The report also found 43 councils could be ripped off because they had no way of detecting, preventing or responding to fraud.
A GRC spokeswoman confirmed the council was among the victims.
In the case of alleged fraud involved a former high-ranking employee, the former staffer entered no plea to seven charges when he faced a court earlier this year.
"As with any council, we have a range of internal controls, policies, procedures, delegations and oversight mechanisms aimed at among other things, preventing fraud," the council spokeswoman said.
Forensic accountant Forde Nicolaides said the Auditor-General's report was not surprising.
"The findings ... are generally consistent with observations we have made from forensic work performed for other Australia-wide public sector organisations," the Deloitte Forensic partner said.

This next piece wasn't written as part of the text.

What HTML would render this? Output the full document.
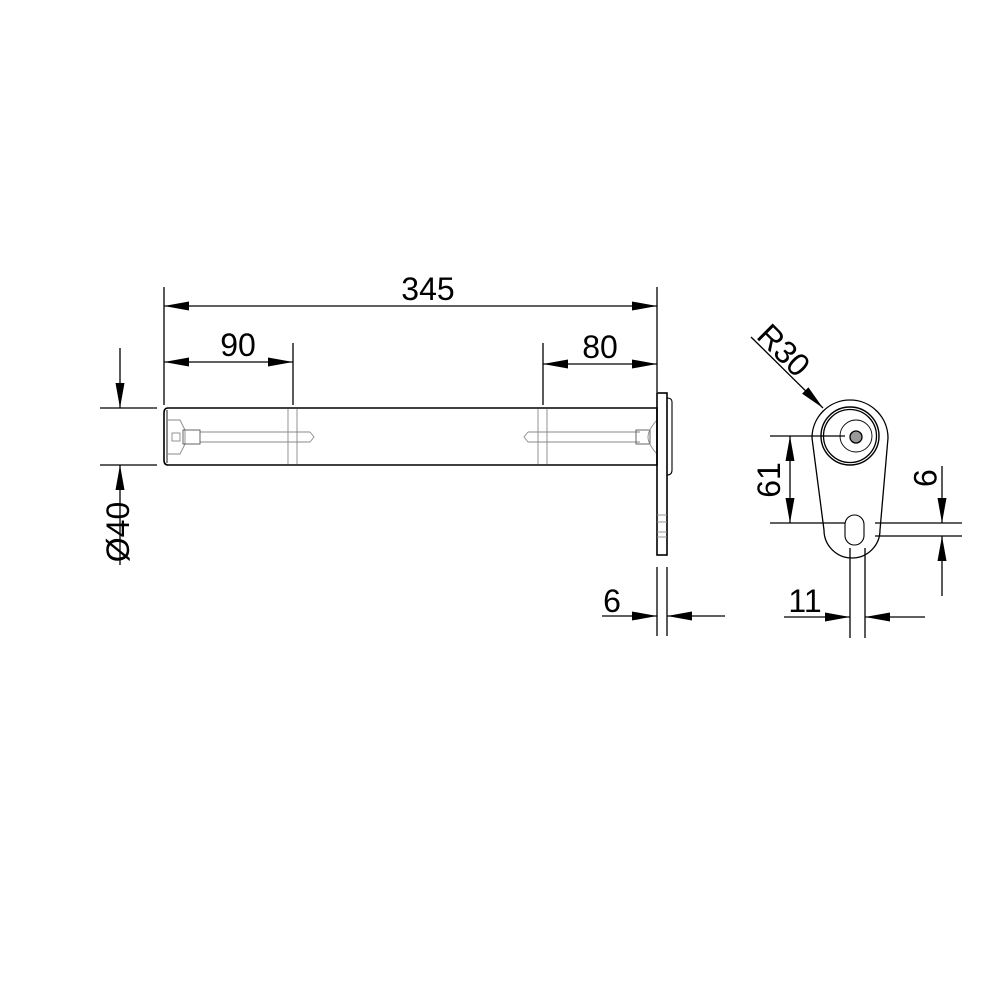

"The financial and reputational risks associated with fraud and corruption are particularly high in the public sector given the size of organisations, the sensitivity surrounding public money and the media exposure that the sector receives."
Crime expert Lance Rundle said councils could be easy targets for fraudsters.
"People commit fraud against an organisation because they seek out the most financial gain at another's expense," the CQUniversity business-law lecturer said.
"If they get away with the first instance of fraud the practice may continue as it becomes a learned behaviour of greed.
"However, it should not be hard for any organisation to reduce potential fraud because risk management assessment should identify the potential risks of fraud and identify strategies to be implemented to reduce outcome of fraud."
Local Government Association of Queensland spokesman Craig Johnstone rejected the Auditor-General's criticisms.
"The councils are prepared to handle fraud," he said.
"There's a lot of work gone into encouraging integrity in councils and we think it is working."
The AG's office would not name the councils in its report because of the potential to prejudice ongoing investigations and matters before the courts.